1/5/17

Comcast Snaps Up Watchwith So It Can Tell You What’s Happening Inside Your Show

It doesn’t seem like much of a story, at first: a giant tech conglomerate has quietly acquired a smaller, newer company that does things kind of like what the big company already does. It’s basically the story of the entire 21st century world of tech in a nutshell. But with every new set of players comes a new set of concerns.

This time, the big conglomerate is Comcast, and the small startup is Watchwith. Watchwith is a San Francisco-based startup that processes video metadata — basically, everything about the video you’re watching.

So for example, the fact that “John” and “Jane” are trading barbs on your screen en route to a comic hookup is data. Metadata, then, includes information like what actors are in the scene; where the scene is taking place (“New York street” vs “Cambodian jungle,” for example); or in fact, when scenes begin, end, or change at all.

Something like Amazon Prime’s X-Ray feature, where you can access live pop-ups relating to actors as they stream by, uses metadata in order to work. And so do platforms’ search functions: if you search for content featuring, say, Kate McKinnon, the software you’re using has to have all the correct metadata it holds on the the data it has access to to bring you a link to the 2016 Ghostbusters and not the 1984 edition.

Watchwith partners with content companies — yes, including the NBCUniversal suite of networks — in order to get that data identified, sorted, and tagged. So if it’s tagging Disney animated content, for example, it can identify characters, tell them apart, and match them with voice actors, or tell The Expanse apart from The Magicians for SyFy viewers. Producers and editors can manually tag their content using Watchwith, but there’s also auto-tagging, machine-learning tech involved to bolster human efforts too.

Neither Comcast nor Watchwith disclosed how much the the deal was for, but all 15 of Watchwith’s California employees either have been or will be folded into Comcast’s “CoMPASS” (Comcast Metadata Products and Search Services) team, with CEO and founder Zane Vella taking on a VP role.

Improving search, and making it work in a cross-application way, is a core part of Comcast’s current X1 strategy — and the X1, to a large extent, is Comcast’s current strategy. The company licenses out the platform to other cable companies in both the U.S. and Canada, extending its reach (and revenue stream). It also now allows both Dish’s Sling TV and Netflix to operate on the X1 and charge for services as Comcast cable line-items. Expand the X1’s capabilities, and you expand — or at least maintain — Comcast’s reach.

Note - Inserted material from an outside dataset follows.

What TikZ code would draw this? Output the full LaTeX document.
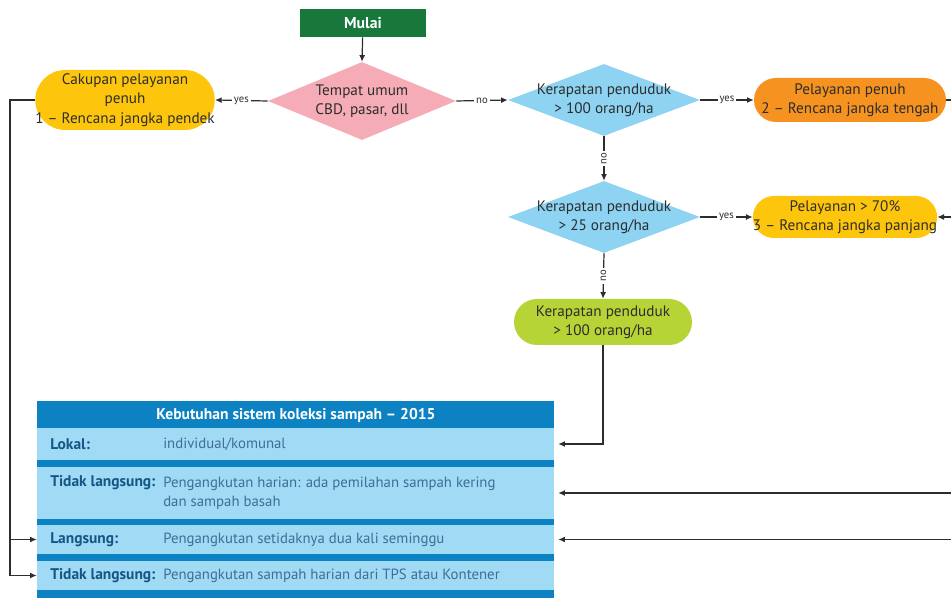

From Cocmast’s point of view, these goals make perfect sense — of course Kabletown wants to improve its search and response functions. As content moves away from the broadcast and cable realms and into the online, app-based sphere, the tech giant is beginning to have to compete with others over some products and services. And when the other players include Amazon and Google, stepping up your voice and search game is a natural move.

But there’s a side effect: the more data Comcast collects about you, well, the more data it has.

Watchwith doesn’t necessarily grab everything, but as tools keep being developed and added to the X1 suite, the amount of data they can aggregate about you as a viewer keeps growing. In addition to knowing about who is in a scene you’re watching, your provider may also know that this scene was recorded in 2014; originally this show aired between September and December 2015 on Network Y; you are watching this program through on-demand; you watched four previous episodes of this program in the last week; the current time is 9:23 p.m.; you are watching on a mobile device; and more.

Or even if your cable box doesn’t collect that data, someone — perhaps an app developer for your phone — does, and can barter, sell, or trade it off to anyone with a passing interest.